On Sunday morning, their Soyuz spacecraft with a Japanese flag and an “MZ” logo for Maezawa’s name was moved onto the launch pad in unusually wet weather for Baikonur, an AFP journalist saw.

The mission will end a decade-long pause in Russia’s space tourism programme that has not accepted tourists since Canada’s Cirque du Soleil co-founder Guy Laliberte in 2009.

However, in a historic first, the Russian space agency Roscosmos in October sent actress Yulia Peresild and director Klim Shipenko to the ISS to film scenes for the first movie in orbit in an effort to beat a rival Hollywood project.

Maezawa’s launch comes at a challenging time for Russia as its space industry struggles to remain relevant and keep up with Western competitors in the modern space race.

Last year, the US company SpaceX of billionaire Elon Musk ended Russia’s monopoly on manned flights to the ISS after it delivered astronauts to the orbiting laboratory in its Crew Dragon capsule.

This, however, also freed up seats on Russia’s Soyuz rockets that were previously purchased by NASA allowing Moscow to accept fee-paying tourists like Maezawa.

Their three-seat Soyuz spacecraft will be piloted by Alexander Misurkin, a 44-year-old Russian cosmonaut who has already been on two missions to the ISS.

The pair will spend 12 days aboard the space station where they plan to document their journey for Maezawa’s YouTube channel with more than 750,000 subscribers.
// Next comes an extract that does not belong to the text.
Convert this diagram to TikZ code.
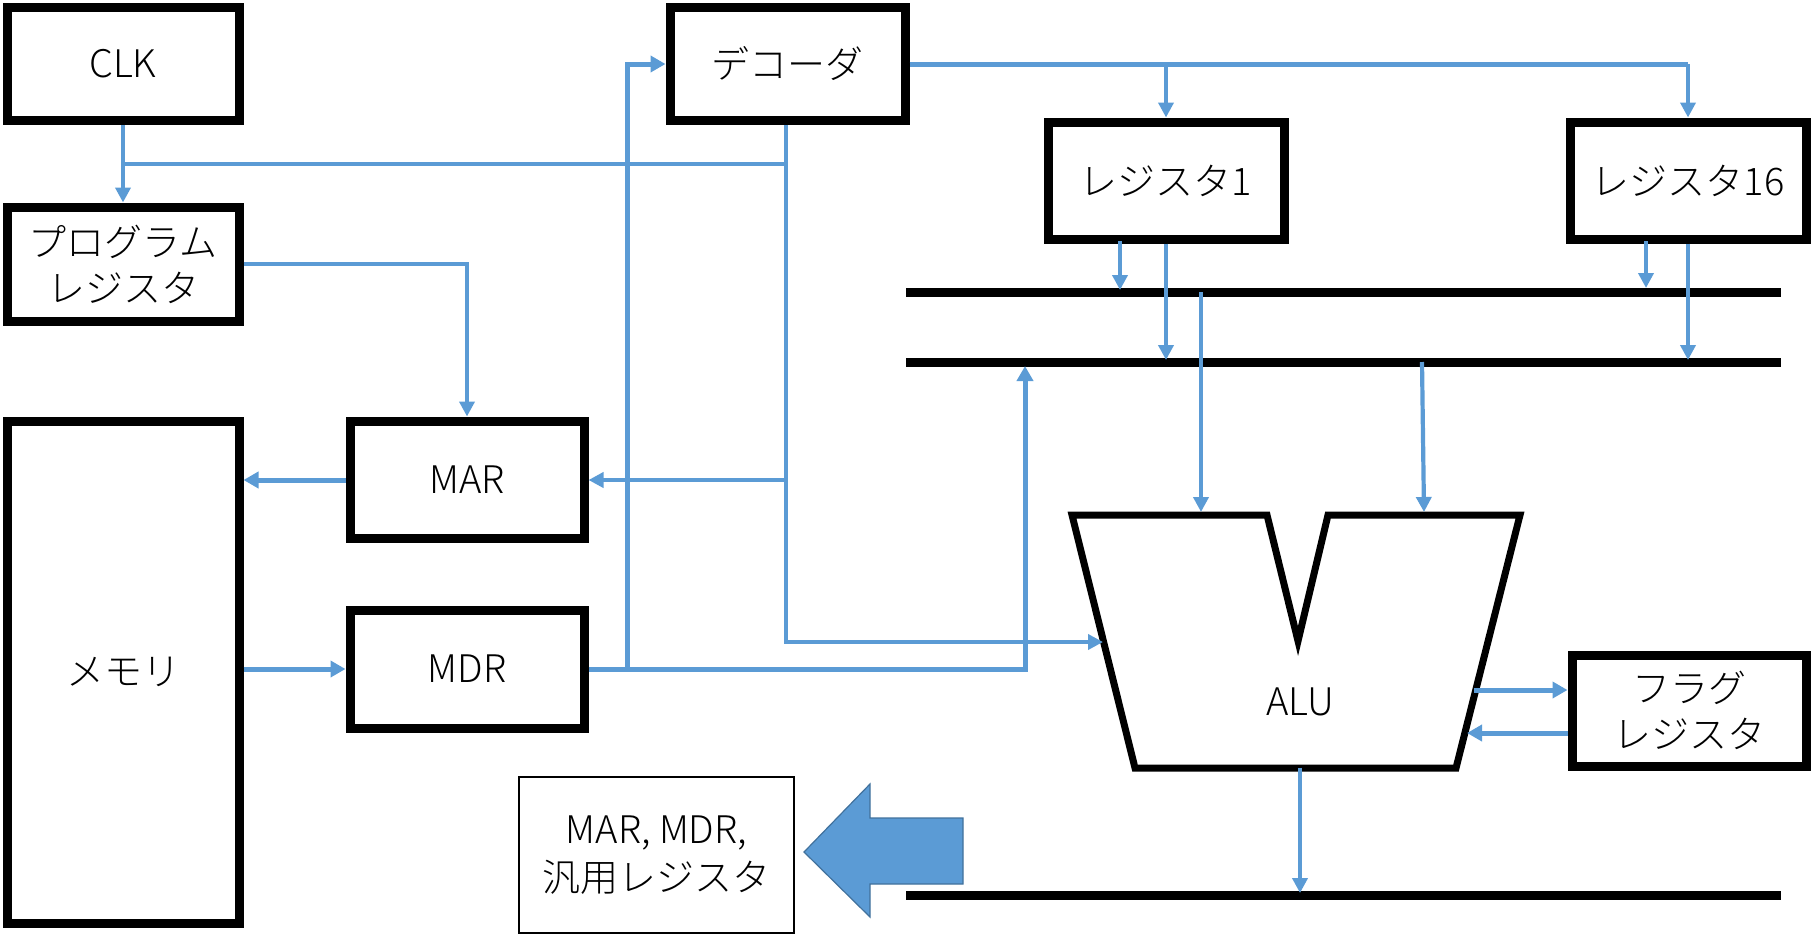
\documentclass[tikz,border=0pt]{standalone}
\usepackage{fontspec}
\setmainfont{Noto Sans CJK JP}[UprightFont=* Light]
\usetikzlibrary{arrows.meta}
\definecolor{wire}{HTML}{5B9BD5}
\definecolor{arrowedge}{HTML}{41719C}
\begin{document}
\begin{tikzpicture}[x=1pt,y=-1pt,
  box/.style={draw=black,line width=9pt,rectangle,fill=white,inner sep=0pt,align=center,
    font=\fontsize{38}{46}\selectfont},
  wireline/.style={draw=wire,line width=4.2pt},
  warrow/.style={wireline,-{Triangle[length=15pt,width=15pt]}},
  wthick/.style={draw=wire,line width=5pt,-{Triangle[length=15pt,width=16pt]}},
  busline/.style={draw=black,line width=9pt},
  lbl/.style={font=\fontsize{38}{46}\selectfont,align=center,inner sep=0pt}]
\useasboundingbox (0,0) rectangle (1811,935);
% boxes
\node[box,minimum width=232pt,minimum height=113pt] (clk) at (123,64) {CLK};
\node[box,minimum width=232pt,minimum height=114pt] (prog) at (123,264) {プログラム\\レジスタ};
\node[box,minimum width=232pt,minimum height=502pt] (mem) at (123,672) {メモリ};
\node[box,minimum width=234pt,minimum height=117pt] (mar) at (467,479.5) {MAR};
\node[box,minimum width=234pt,minimum height=118pt] (mdr) at (467,669) {MDR};
\node[box,minimum width=235pt,minimum height=113pt] (dec) at (787.5,64) {デコーダ};
\node[box,minimum width=236pt,minimum height=117pt] (r1) at (1166,180.5) {レジスタ1};
\node[box,minimum width=236pt,minimum height=117pt] (r16) at (1688,180.5) {レジスタ16};
\node[box,minimum width=234pt,minimum height=111pt] (flag) at (1689,710.5) {フラグ\\レジスタ};
\node[draw=black,line width=1.5pt,rectangle,minimum width=275pt,minimum height=156pt,inner sep=0pt,
  align=center,font=\fontsize{38}{48}\selectfont] (gen) at (656.5,855) {MAR, MDR,\\汎用レジスタ};
% buses
\coordinate (b1l) at (906,292); \coordinate (b1r) at (1781,292);
\coordinate (b2l) at (906,362); \coordinate (b2r) at (1781,362);
\coordinate (b3l) at (906,895); \coordinate (b3r) at (1781,895);
\draw[busline] (b1l) -- (b1r);
\draw[busline] (b2l) -- (b2r);
\draw[busline] (b3l) -- (b3r);
% ALU
\draw[line width=7pt,line join=miter] (1072,515) -- (1267,515) -- (1298,641) -- (1328,515) -- (1520,515) -- (1456,768) -- (1135,768) -- cycle;
\node[lbl] (alu) at (1300,702) {ALU};
\coordinate (alutop1) at (1201,512);
\coordinate (alutop2) at (1424,512);
\coordinate (aluleft) at (1103,642);
\coordinate (alubot) at (1300,768);
\coordinate (aluout) at (1474,690);
\coordinate (aluin) at (1467,733);
% CLK wiring
\coordinate (clkj) at (123,164);
\coordinate (decj) at (786,164);
\draw[warrow] (clk.south) -- (prog.north);
\draw[wireline] (clkj) -- (decj);
% decoder down to MAR and ALU
\coordinate (decb) at (786,125);
\coordinate (marj) at (786,480);
\draw[warrow] (decb) -- (786,642) -- (aluleft);
\draw[warrow] (marj) -- (mar.east |- marj);
% program register to MAR
\draw[warrow] (prog.east) -| (mar.north);
% MAR to memory, memory to MDR
\draw[wthick] (mar.west |- marj) -- (mem.east |- marj);
\coordinate (mdrl) at (mdr.west);
\draw[wthick] (mem.east |- mdrl) -- (mdr.west);
% MDR to bus2 and decoder
\coordinate (mdrbus) at (1025,366);
\draw[wthick] (mdr.east) -| (mdrbus);
\coordinate (mdrj) at (627,669);
\draw[wthick] (mdrj) |- (dec.west);
% decoder to registers
\coordinate (decr) at (1688,64);
\draw[wthick,-] (dec.east) -- (decr);
\draw[warrow] (decr) -- (r16.north);
\draw[warrow] (r1.north |- dec.east) -- (r1.north);
% registers to buses
\draw[warrow] (1120,241) -- (1120,290);
\draw[warrow] (r1.south) -- (1166,360);
\draw[warrow] (1646,241) -- (1646,288);
\draw[warrow] (r16.south) -- (1688,360);
% buses to ALU
\draw[warrow] (1201,292) -- (alutop1);
\draw[warrow] (1422,362) -- (alutop2);
% ALU to bus3
\draw[warrow] (alubot) -- (1300,893);
% ALU <-> flag
\draw[wthick] (aluout) -- (flag.west |- aluout);
\draw[wthick] (flag.west |- aluin) -- (aluin);
% big arrow
\draw[fill=wire,draw=arrowedge,line width=1.2pt] (804,852) -- (870,784) -- (870,818) -- (963,818) -- (963,884) -- (870,884) -- (870,917) -- cycle;
\end{tikzpicture}
\end{document}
The tycoon is the founder of Japan’s largest online fashion mall and the country’s 30th richest man, according to Forbes.

“I am almost crying because of my impressions, this is so impressive,” Maezawa said in late November after arriving at Baikonur for the final days of preparation.
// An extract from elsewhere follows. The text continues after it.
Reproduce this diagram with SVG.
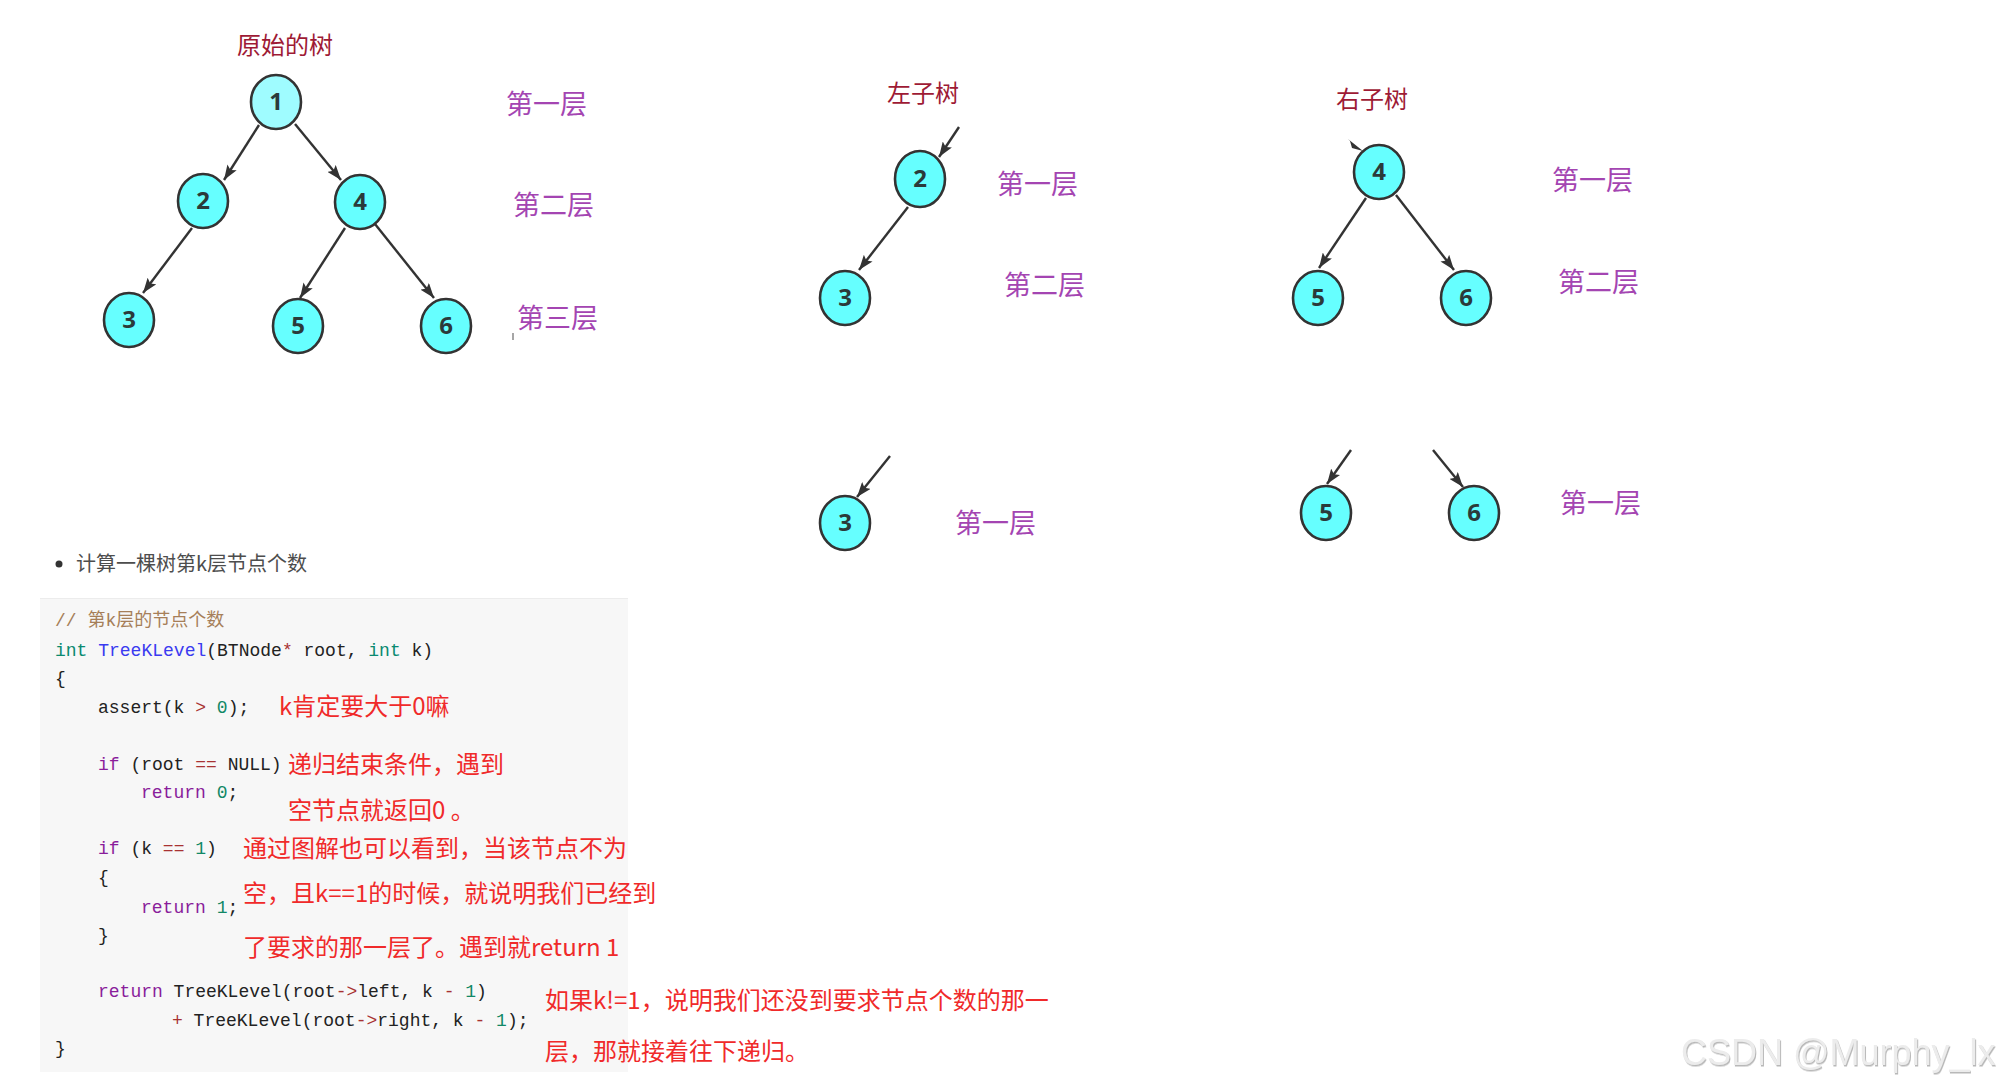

Maezawa and Hirano have spent the past few months training at Star City, a town outside Moscow that has prepared generations of Soviet and Russian cosmonauts.  

‘Hardest training ever’

Maezawa said that training in the spinning chair “almost feels like torture”.

“It’s the hardest training ever done,” he tweeted in late November.
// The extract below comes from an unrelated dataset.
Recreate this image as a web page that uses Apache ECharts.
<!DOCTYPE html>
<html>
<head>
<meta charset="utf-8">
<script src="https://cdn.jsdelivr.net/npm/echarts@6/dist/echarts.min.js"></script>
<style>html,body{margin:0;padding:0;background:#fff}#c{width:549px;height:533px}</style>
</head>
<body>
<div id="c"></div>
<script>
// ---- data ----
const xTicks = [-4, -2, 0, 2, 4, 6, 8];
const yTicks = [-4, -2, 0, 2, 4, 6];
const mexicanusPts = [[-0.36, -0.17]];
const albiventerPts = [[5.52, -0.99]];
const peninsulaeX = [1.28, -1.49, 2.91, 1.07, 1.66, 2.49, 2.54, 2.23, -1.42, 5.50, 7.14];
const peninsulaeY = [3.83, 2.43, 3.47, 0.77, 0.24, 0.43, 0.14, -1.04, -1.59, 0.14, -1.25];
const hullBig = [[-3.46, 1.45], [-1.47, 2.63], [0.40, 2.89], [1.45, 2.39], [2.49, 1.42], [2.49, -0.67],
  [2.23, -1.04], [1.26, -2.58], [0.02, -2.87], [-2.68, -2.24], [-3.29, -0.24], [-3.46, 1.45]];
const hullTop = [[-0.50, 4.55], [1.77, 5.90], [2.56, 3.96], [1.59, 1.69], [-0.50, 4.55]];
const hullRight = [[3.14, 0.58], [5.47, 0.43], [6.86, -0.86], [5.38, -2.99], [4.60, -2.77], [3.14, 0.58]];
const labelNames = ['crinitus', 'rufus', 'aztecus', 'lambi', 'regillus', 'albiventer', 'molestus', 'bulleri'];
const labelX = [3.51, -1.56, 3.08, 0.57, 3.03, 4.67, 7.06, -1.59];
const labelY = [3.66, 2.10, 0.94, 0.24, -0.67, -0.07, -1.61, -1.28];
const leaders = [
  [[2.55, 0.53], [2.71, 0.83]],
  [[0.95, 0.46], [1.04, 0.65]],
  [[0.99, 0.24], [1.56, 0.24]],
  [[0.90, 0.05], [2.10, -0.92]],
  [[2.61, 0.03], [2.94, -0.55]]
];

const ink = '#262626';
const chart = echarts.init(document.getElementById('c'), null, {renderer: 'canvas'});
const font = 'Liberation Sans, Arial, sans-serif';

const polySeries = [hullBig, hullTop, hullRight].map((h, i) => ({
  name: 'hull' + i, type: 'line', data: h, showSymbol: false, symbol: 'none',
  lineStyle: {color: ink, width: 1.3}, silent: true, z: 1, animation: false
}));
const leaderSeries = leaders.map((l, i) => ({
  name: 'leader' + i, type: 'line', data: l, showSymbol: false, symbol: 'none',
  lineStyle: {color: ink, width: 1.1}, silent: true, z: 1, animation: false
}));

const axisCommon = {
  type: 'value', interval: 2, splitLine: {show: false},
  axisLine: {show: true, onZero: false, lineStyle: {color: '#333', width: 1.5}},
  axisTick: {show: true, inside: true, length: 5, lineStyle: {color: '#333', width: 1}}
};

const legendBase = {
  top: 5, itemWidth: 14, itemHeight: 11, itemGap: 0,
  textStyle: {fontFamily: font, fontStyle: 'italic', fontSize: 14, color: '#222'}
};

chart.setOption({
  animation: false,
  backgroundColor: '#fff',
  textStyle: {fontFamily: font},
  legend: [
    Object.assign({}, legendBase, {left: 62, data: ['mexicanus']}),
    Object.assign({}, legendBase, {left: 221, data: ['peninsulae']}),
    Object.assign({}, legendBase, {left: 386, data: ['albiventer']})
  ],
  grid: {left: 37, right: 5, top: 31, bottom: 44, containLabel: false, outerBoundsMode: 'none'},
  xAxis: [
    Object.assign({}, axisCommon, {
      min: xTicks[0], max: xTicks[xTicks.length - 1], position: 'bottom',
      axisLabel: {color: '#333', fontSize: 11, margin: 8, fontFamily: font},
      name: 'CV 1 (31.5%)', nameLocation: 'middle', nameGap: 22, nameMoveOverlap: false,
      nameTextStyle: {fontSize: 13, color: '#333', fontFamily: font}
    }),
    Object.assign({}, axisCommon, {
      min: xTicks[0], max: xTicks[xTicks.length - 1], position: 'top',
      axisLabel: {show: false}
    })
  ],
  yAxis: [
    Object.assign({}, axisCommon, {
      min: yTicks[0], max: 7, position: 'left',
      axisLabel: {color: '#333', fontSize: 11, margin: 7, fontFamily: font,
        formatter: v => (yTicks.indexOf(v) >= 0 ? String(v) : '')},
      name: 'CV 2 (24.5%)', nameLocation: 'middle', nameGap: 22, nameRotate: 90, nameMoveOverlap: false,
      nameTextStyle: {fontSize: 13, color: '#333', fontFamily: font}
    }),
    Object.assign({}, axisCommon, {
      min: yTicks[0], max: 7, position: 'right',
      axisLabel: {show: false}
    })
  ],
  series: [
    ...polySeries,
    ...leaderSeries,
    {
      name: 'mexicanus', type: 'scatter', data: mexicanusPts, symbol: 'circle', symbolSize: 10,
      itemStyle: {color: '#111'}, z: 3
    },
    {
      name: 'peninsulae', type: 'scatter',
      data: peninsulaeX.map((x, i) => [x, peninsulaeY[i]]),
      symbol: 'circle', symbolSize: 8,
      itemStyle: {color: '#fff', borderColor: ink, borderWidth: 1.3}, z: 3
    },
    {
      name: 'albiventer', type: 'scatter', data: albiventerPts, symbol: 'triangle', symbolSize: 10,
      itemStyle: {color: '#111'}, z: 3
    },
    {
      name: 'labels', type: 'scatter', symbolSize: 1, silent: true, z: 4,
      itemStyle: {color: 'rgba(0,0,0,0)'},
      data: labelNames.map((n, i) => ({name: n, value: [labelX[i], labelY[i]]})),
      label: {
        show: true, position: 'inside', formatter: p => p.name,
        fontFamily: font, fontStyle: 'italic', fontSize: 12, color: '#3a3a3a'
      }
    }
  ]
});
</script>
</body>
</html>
So far Russia has sent seven self-funded tourists to space in partnership with the US-based company Space Adventures. Maezawa and Hirano will be the first from Japan.

Maezawa’s launch comes at the end of a year that became a milestone for amateur space travel.

In September, SpaceX operated a historic flight taking the first all-civilian crew on a three-day journey around the Earth’s orbit in a mission called Inspiration4.

Blue Origin, the company of Amazon founder Jeff Bezos, completed two missions beyond the Earth’s atmosphere. The passengers included 90-year-old Star Trek star William Shatner and Bezos himself.

Soon after, billionaire Richard Branson travelled aboard his Virgin Galactic spacecraft that also offered a few minutes of weightlessness before coming back to Earth.

Those journeys mark the beginning of space opening up for non-professionals with more launches announced for the future.

In 2023, SpaceX is planning to take eight amateur astronauts around the moon in a spaceflight that is bankrolled by Maezawa, who will also be onboard.

Russia has also said it will take more tourists to the ISS on future Soyuz launches and also plans to offer one of them a spacewalk.

For Russia, retaining its title of a top space nation is a matter of national pride stemming from its Soviet-era achievements amid rivalry with the United States.

The Soviets coined a number of firsts in space: the first satellite, first man in space, first woman in space, first spacewalk, to name just a few.

But in recent years Russia’s space programme has suffered setbacks, including corruption scandals and botched launches, and faced a cut in state funding.

The industry remains reliant on Soviet-designed technology and while new projects have been announced, such as a mission to Venus, their timeline and feasibility remain unclear.